Only two players have tested positive since teams arrived at Disney three weeks ago — both were newly signed players who never made it out of quarantine and into the bubble. Of the 344 players tested daily inside the bubble, none has come back positive.
And the NBA says it is trying to do it's part for the community: This week the league announced it would open a free, daily COVID-19 testing site at an Orlando-area mall, with results expected within about 72 hours. It also sponsored a one-day, pop-up testing event in Orlando on July 11 and is providing additional NBA-funded tests in 29 markets nationwide, according to a news release.
"Our testing program in Orlando will not result in testing capacity being diverted from the community," NBA spokesman Mike Bass said. "By bringing new testing capacity to Central Florida, launching a mobile testing site opened to the public, and bringing in point-of-care testing to support not only the NBA but members of the community in the Orlando area, our program will actually be additive to public testing."
As of this week, there had been more than 642,000 tests performed in the seven Central Florida counties — around 18% of the 3.4 million tests done in Florida.
For Shapiro, the issue isn't about the NBA or Major League Baseball testing players frequently — it's about the holdup in getting results for everyone else.
"The testing should be widespread enough at this point in the epidemic. We can afford to give some additional testing to athletes," the Harvard professor said. "It's reasonable to think they should be tested. They're playing a role, giving people entertainment. I don't think that this small number of additional tests performed on athletes should be a major consideration."
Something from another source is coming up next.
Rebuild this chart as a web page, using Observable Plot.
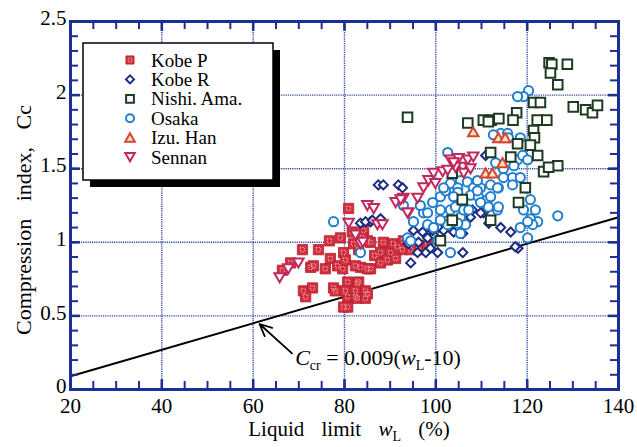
<!DOCTYPE html>
<html><head><meta charset="utf-8">
<script src="https://cdn.jsdelivr.net/npm/d3@7"></script>
<script src="https://cdn.jsdelivr.net/npm/@observablehq/plot@0.6"></script>
<style>
body{margin:0;background:#fff;}
#wrap{width:637px;height:447px;}
</style></head><body><div id="wrap"></div>
<script>
// ---- data (liquid limit wL %, compression index Cc) ----
const kobeP_x = [80.9,76.7,70.8,74.3,76.9,72.6,75.8,79.6,66.4,68.2,71.0,73.0,77.6,80.7,80.7,82.4,80.7,82.8,79.8,82.0,85.7,88.5,87.9,90.1,90.7,78.5,83.5,85.7,87.9,89.4,83.1,78.0,80.2,82.4,84.6,71.5,82.8,84.6,79.8,85.0,92.9,96.2,84.2,98.2,83.9,83.1,91.6,92.7,94.5,80.2,82.4,85.0,73.2,85.0,79.1,81.7,86.6,91.2];
const kobeP_y = [1.23,1.01,0.95,0.95,0.89,0.83,0.82,0.82,0.81,0.86,0.67,0.69,0.69,0.73,0.63,0.63,0.56,0.72,0.93,0.99,1.00,1.00,0.93,0.93,0.99,0.84,0.83,0.82,0.86,0.88,0.73,0.67,0.67,0.67,0.67,0.63,0.62,0.62,0.56,1.01,1.01,0.95,1.08,0.98,1.03,0.95,0.97,0.95,0.95,0.88,0.84,0.82,0.84,0.65,1.03,1.07,0.91,0.89];

const kobeR_x = [87.4,88.5,91.8,92.7,85.7,87.9,83.5,84.6,86.1,94.5,97.8,96.2,99.5,100.6,103.9,105.4,107.6,110.4,114.2,116.4,118.0,108.0,109.8,111.6,117.4,110.9,95.1,97.1,98.2,99.3,101.7,105.9,94.0,98.8,100.4,105.9,96.0];
const kobeR_y = [1.39,1.39,1.39,1.37,1.14,1.16,1.13,1.14,1.15,0.86,0.93,1.00,1.05,1.10,1.07,1.12,1.17,1.20,1.10,1.07,0.96,1.22,1.20,1.13,0.97,1.59,1.08,1.07,1.03,1.08,1.08,1.06,0.99,0.96,0.93,0.93,0.93];

const nishi_x = [93.8,124.8,125.4,128.8,125.1,126.7,121.4,122.9,130.1,132.8,134.3,135.4,110.4,112.1,113.8,117.7,116.9,122.2,124.3,121.4,107.0,121.6,120.7,112.0,116.4,122.3,123.6,126.7,119.6,118.1,103.6,101.0,103.6,112.0,105.8,124.7,111.5,117.9];
const nishi_y = [1.85,2.22,2.21,2.21,2.15,2.07,1.95,1.95,1.92,1.90,1.88,1.93,1.83,1.83,1.84,1.88,1.83,1.83,1.83,1.76,1.81,1.71,1.66,1.61,1.58,1.59,1.48,1.52,1.37,1.27,1.47,1.01,1.15,1.15,1.29,1.51,1.82,1.67];

const osaka_x = [77.6,83.5,103.2,120.1,126.7,122.3,120.7,93.8,95.1,97.3,99.3,101.7,103.2,102.6,113.5,111.3,120.3,119.2,117.9,102.6,114.2,115.7,118.5,117.9,119.0,120.1,112.6,113.1,114.8,105.4,106.9,108.2,109.8,112.0,113.7,114.8,116.8,116.8,107.6,109.3,111.3,111.5,119.2,121.2,92.9,101.0,102.1,103.2,104.8,104.3,105.4,106.5,101.0,98.2,99.5,94.5,101.7,101.0,98.2,104.8,106.1,105.4,115.9,117.1,118.5,109.1,113.5,104.8,109.1,105.4,109.8,113.7,112.0,118.5,120.1,100.4,96.6,103.9,107.2,120.7,121.8];
const osaka_y = [1.14,0.93,0.93,1.03,1.18,1.14,1.16,1.03,1.14,1.20,1.27,1.20,1.22,1.12,1.22,1.25,2.03,1.99,1.99,1.61,1.74,1.74,1.71,1.56,1.59,1.56,1.73,1.54,1.50,1.42,1.41,1.37,1.37,1.39,1.37,1.44,1.44,1.39,1.32,1.31,1.29,1.24,1.22,1.12,1.25,1.31,1.35,1.40,1.37,1.24,1.17,1.12,1.15,1.12,1.10,1.01,1.37,1.22,1.20,1.13,1.22,1.06,1.71,1.52,1.44,1.42,1.37,1.34,1.35,1.29,1.27,1.24,1.31,1.10,1.14,1.01,1.25,1.31,1.22,1.29,1.22];

const izu_x = [108.2,113.7,115.2,114.6,110.9,112.4];
const izu_y = [1.75,1.71,1.71,1.54,1.47,1.47];

const sennan_x = [65.8,67.7,69.9,80.9,82.4,83.5,87.2,85.0,86.4,88.3,91.2,92.9,94.0,96.0,97.3,98.4,99.5,99.9,101.5,103.2,105.0,105.9,104.3,107.0,108.2,103.9,102.6,106.1,92.3,93.8,107.6,84.0];
const sennan_y = [0.76,0.82,0.86,1.13,1.05,0.99,1.12,1.25,1.23,1.12,1.27,1.30,1.20,1.30,1.37,1.42,1.47,1.40,1.48,1.56,1.57,1.51,1.51,1.56,1.58,1.54,1.49,1.47,1.29,1.20,1.50,1.00];

const seriesNames = ["Kobe P","Kobe R","Nishi. Ama.","Osaka","Izu. Han","Sennan"];

// critical line Ccr = 0.009(wL - 10)
const lineX = [20, 140];
const lineY = [0.09, 1.17];

// annotation arrow (tail -> head) and label anchor
const arrowFrom = [68.5, 0.245];
const arrowTo = [61.4, 0.445];
const labelAt = [69.3, 0.163];

// ticks
const xMajor = [20,40,60,80,100,120,140];
const xMinor = d3.range(20,141,5);
const yMajor = [0,0.5,1,1.5,2,2.5];
const yMajorLabels = ["0","0.5","1","1.5","2","2.5"];
const yMinor = d3.range(0,26).map(i=>i/10);

const zip = (xs,ys)=>xs.map((x,i)=>({x, y: ys[i]}));
const kobeP = zip(kobeP_x,kobeP_y), kobeR = zip(kobeR_x,kobeR_y), nishi = zip(nishi_x,nishi_y),
      osaka = zip(osaka_x,osaka_y), izu = zip(izu_x,izu_y), sennan = zip(sennan_x,sennan_y);
const critLine = zip(lineX,lineY);

// custom triangles
const triDown = {draw(ctx,size){const r=Math.sqrt(size/Math.PI);const w=r*1.12,h=r*0.95;ctx.moveTo(-w,-h);ctx.lineTo(w,-h);ctx.lineTo(0,h*1.05);ctx.closePath();}};
const triUp = {draw(ctx,size){const r=Math.sqrt(size/Math.PI);const w=r*1.12,h=r*0.95;ctx.moveTo(-w,h);ctx.lineTo(w,h);ctx.lineTo(0,-h*1.05);ctx.closePath();}};

const W=637,H=447,mL=70,mR=19,mT=21,mB=58;
const pw=W-mL-mR, ph=H-mT-mB;
const axisBlue="#1b2f95", gridBlue="#3346a6";
const cKobeP="#d22f3e", cKobeR="#1d2a82", cNishi="#1c3b21", cOsaka="#1f7fcf", cIzu="#d5452a", cSennan="#c3285c";

const plot = Plot.plot({
  width:W, height:H, marginLeft:mL, marginRight:mR, marginTop:mT, marginBottom:mB,
  x:{domain:[20,140]}, y:{domain:[0,2.5]},
  style:{fontFamily:"Liberation Serif", fontSize:"21px", color:"black", background:"white", overflow:"visible"},
  marks:[
    Plot.gridX(xMajor.slice(1,-1),{stroke:gridBlue, strokeOpacity:1, strokeWidth:1.4, strokeDasharray:"1.2,1"}),
    Plot.gridY(yMajor.slice(1,-1),{stroke:gridBlue, strokeOpacity:1, strokeWidth:1.4, strokeDasharray:"1.2,1"}),
    Plot.line(critLine,{x:"x",y:"y",stroke:"black",strokeWidth:2}),
    Plot.arrow([{x1:arrowFrom[0],y1:arrowFrom[1],x2:arrowTo[0],y2:arrowTo[1]}],{x1:"x1",y1:"y1",x2:"x2",y2:"y2",stroke:"black",strokeWidth:1.8,headLength:11,headAngle:50}),
    Plot.dot(kobeP,{x:"x",y:"y",symbol:"square",r:5.8,fill:cKobeP,stroke:"#b51f2d",strokeWidth:0.8}),
    Plot.dot(kobeP,{x:"x",y:"y",symbol:"square",r:2.4,fill:"none",stroke:"#f6c2c6",strokeWidth:1,strokeDasharray:"1,1.3"}),
    Plot.dot(kobeR,{x:"x",y:"y",symbol:"diamond2",r:4.1,fill:"white",stroke:cKobeR,strokeWidth:2}),
    Plot.dot(osaka,{x:"x",y:"y",symbol:"circle",r:4.6,fill:"white",stroke:cOsaka,strokeWidth:2}),
    Plot.dot(nishi,{x:"x",y:"y",symbol:"square",r:5.4,fill:"white",stroke:cNishi,strokeWidth:2}),
    Plot.dot(sennan,{x:"x",y:"y",symbol:triDown,r:4.7,fill:"white",stroke:cSennan,strokeWidth:2}),
    Plot.dot(izu,{x:"x",y:"y",symbol:triUp,r:4.7,fill:"#fbe0c6",stroke:cIzu,strokeWidth:2}),
    // inward ticks on all four sides
    Plot.tickX(xMinor,{x:d=>d,stroke:axisBlue,strokeWidth:2,insetTop:ph-8}),
    Plot.tickX(xMinor,{x:d=>d,stroke:axisBlue,strokeWidth:2,insetBottom:ph-8}),
    Plot.tickY(yMinor,{y:d=>d,stroke:axisBlue,strokeWidth:2,insetRight:pw-8}),
    Plot.tickY(yMinor,{y:d=>d,stroke:axisBlue,strokeWidth:2,insetLeft:pw-8}),
    Plot.tickX(xMajor,{x:d=>d,stroke:axisBlue,strokeWidth:2.5,insetTop:ph-10}),
    Plot.tickX(xMajor,{x:d=>d,stroke:axisBlue,strokeWidth:2.5,insetBottom:ph-10}),
    Plot.tickY(yMajor,{y:d=>d,stroke:axisBlue,strokeWidth:2.5,insetRight:pw-10}),
    Plot.tickY(yMajor,{y:d=>d,stroke:axisBlue,strokeWidth:2.5,insetLeft:pw-10}),
    Plot.frame({stroke:axisBlue,strokeWidth:3}),
    Plot.axisX(xMajor,{tickSize:0,tickPadding:9,label:null,fill:"black"}),
    Plot.axisY(yMajor,{tickSize:0,tickPadding:4,label:null,fill:"black",dy:-3,tickFormat:(d)=>yMajorLabels[yMajor.indexOf(d)]})
  ]
});
document.getElementById("wrap").appendChild(plot);

const svg = d3.select(plot);
const sx = plot.scale("x"), sy = plot.scale("y");
const serif = "Liberation Serif";

// annotation label
const lab = svg.append("text").attr("x", sx.apply(labelAt[0])).attr("y", sy.apply(labelAt[1]))
  .attr("text-anchor","start").attr("font-family",serif).attr("font-size",22).attr("fill","black");
lab.append("tspan").attr("font-style","italic").text("C");
lab.append("tspan").attr("font-size",14).attr("dy",5).text("cr");
lab.append("tspan").attr("dy",-5).text(" = 0.009(");
lab.append("tspan").attr("font-style","italic").text("w");
lab.append("tspan").attr("font-size",14).attr("dy",5).text("L");
lab.append("tspan").attr("dy",-5).text("-10)");

// x title
const xt = svg.append("text").attr("x",349).attr("y",436).attr("text-anchor","middle")
  .attr("font-family",serif).attr("font-size",21).attr("fill","black").style("word-spacing","12px");
xt.append("tspan").text("Liquid limit ");
xt.append("tspan").attr("font-style","italic").text("w");
xt.append("tspan").attr("font-size",14).attr("dy",5).text("L");
xt.append("tspan").attr("dy",-5).text(" (%)");

// y title
svg.append("text").attr("transform","translate(31,220) rotate(-90)").attr("text-anchor","middle")
  .attr("font-family",serif).attr("font-size",22).attr("fill","black").style("word-spacing","12px")
  .text("Compression index, Cc");

// legend
const lg = svg.append("g").attr("text-anchor","start");
lg.append("rect").attr("x",90).attr("y",50).attr("width",190).attr("height",137).attr("fill","black");
lg.append("rect").attr("x",83).attr("y",43).attr("width",190).attr("height",137).attr("fill","white").attr("stroke","black").attr("stroke-width",1.5);
const rows = [
  {sym:d3.symbolSquare, r:4.6, fill:cKobeP, stroke:"#b51f2d", sw:0.8, inner:true},
  {sym:d3.symbolDiamond2, r:3.6, fill:"white", stroke:cKobeR, sw:2},
  {sym:d3.symbolSquare, r:4.4, fill:"white", stroke:cNishi, sw:2},
  {sym:d3.symbolCircle, r:4.0, fill:"white", stroke:cOsaka, sw:2},
  {sym:triUp, r:4.3, fill:"#fbe0c6", stroke:cIzu, sw:2},
  {sym:triDown, r:4.3, fill:"white", stroke:cSennan, sw:2}
];
rows.forEach((row,i)=>{
  const cy = 60 + i*19.4;
  lg.append("path").attr("transform",`translate(130,${cy})`).attr("d",d3.symbol(row.sym, Math.PI*row.r*row.r)())
    .attr("fill",row.fill).attr("stroke",row.stroke).attr("stroke-width",row.sw);
  if(row.inner) lg.append("path").attr("transform",`translate(130,${cy})`).attr("d",d3.symbol(d3.symbolSquare, Math.PI*2*2)())
    .attr("fill","none").attr("stroke","#f6c2c6").attr("stroke-dasharray","1,1.3");
  lg.append("text").attr("x",151).attr("y",cy).attr("dy","0.35em").attr("text-anchor","start").attr("font-family",serif).attr("font-size",19).attr("fill","black").text(seriesNames[i]);
});
</script></body></html>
Dr. Stephen Nimer, director of the University of Miami's Sylvester Comprehensive Cancer Center who designed the school's coronavirus testing program, said testing turnaround varies by lab.
"A few things determine turnaround time. What time of the day the sample is taken. How long it takes for the sample to get to the place to do the testing. How long does it take for the test to be done? How long does it take for the results to return?" he said. "There's not such great guidance to help everybody do this."
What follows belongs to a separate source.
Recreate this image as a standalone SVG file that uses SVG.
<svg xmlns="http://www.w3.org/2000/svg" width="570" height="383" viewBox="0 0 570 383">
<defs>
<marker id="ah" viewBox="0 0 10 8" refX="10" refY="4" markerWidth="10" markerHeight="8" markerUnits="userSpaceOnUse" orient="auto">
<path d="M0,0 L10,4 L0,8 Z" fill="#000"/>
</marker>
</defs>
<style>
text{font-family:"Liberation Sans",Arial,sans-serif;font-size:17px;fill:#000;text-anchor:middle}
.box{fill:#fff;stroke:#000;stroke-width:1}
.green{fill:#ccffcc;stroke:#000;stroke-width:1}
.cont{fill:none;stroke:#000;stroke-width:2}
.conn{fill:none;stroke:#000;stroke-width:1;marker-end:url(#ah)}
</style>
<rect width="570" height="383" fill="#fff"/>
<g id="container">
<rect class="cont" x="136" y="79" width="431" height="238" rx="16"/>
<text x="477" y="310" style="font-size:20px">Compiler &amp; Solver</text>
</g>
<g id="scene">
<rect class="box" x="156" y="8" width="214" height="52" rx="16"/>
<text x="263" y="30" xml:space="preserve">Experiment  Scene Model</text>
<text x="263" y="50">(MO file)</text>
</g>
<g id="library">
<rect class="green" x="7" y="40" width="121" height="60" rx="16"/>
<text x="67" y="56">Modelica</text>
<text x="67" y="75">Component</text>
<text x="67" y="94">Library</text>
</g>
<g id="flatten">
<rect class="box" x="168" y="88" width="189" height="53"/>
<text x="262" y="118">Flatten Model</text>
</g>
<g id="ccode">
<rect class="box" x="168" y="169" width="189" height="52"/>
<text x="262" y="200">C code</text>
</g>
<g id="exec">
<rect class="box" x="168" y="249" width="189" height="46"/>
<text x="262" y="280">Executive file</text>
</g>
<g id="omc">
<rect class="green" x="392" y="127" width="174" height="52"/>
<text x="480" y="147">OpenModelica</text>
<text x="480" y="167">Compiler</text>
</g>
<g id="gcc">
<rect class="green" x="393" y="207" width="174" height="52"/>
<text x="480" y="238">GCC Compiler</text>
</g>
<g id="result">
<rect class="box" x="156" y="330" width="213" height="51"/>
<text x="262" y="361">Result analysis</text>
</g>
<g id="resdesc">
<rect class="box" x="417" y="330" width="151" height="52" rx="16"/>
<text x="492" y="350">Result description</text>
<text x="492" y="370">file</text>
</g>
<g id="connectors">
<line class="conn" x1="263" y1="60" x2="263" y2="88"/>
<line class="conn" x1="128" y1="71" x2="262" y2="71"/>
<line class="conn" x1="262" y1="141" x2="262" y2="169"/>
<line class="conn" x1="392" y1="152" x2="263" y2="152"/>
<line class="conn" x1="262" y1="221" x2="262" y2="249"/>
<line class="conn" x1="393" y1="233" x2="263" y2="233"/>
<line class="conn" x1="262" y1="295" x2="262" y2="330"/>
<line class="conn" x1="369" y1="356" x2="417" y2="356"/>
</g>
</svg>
Shapiro said the best-case scenario will come when an "all-in-one" test is developed.
"What we really need to be moving towards is making COVID testing like pregnancy testing," he said.
Settles, whose symptoms have cleared, works from home and said he won't get tested again anytime soon, figuring the wait would be long with the recent surge in cases.
But he does wonder why the NBA is so organized when it comes to testing and contact tracing, and the general public is left with confusion.
"They've done everything right as far as I'm concerned," Los Angeles Clippers coach Doc Rivers said of the NBA's efforts.
"I mean, when you think that we're running a village for the first time, the league is doing pretty well in city management. ... Maybe we should send our game plan on to the White House."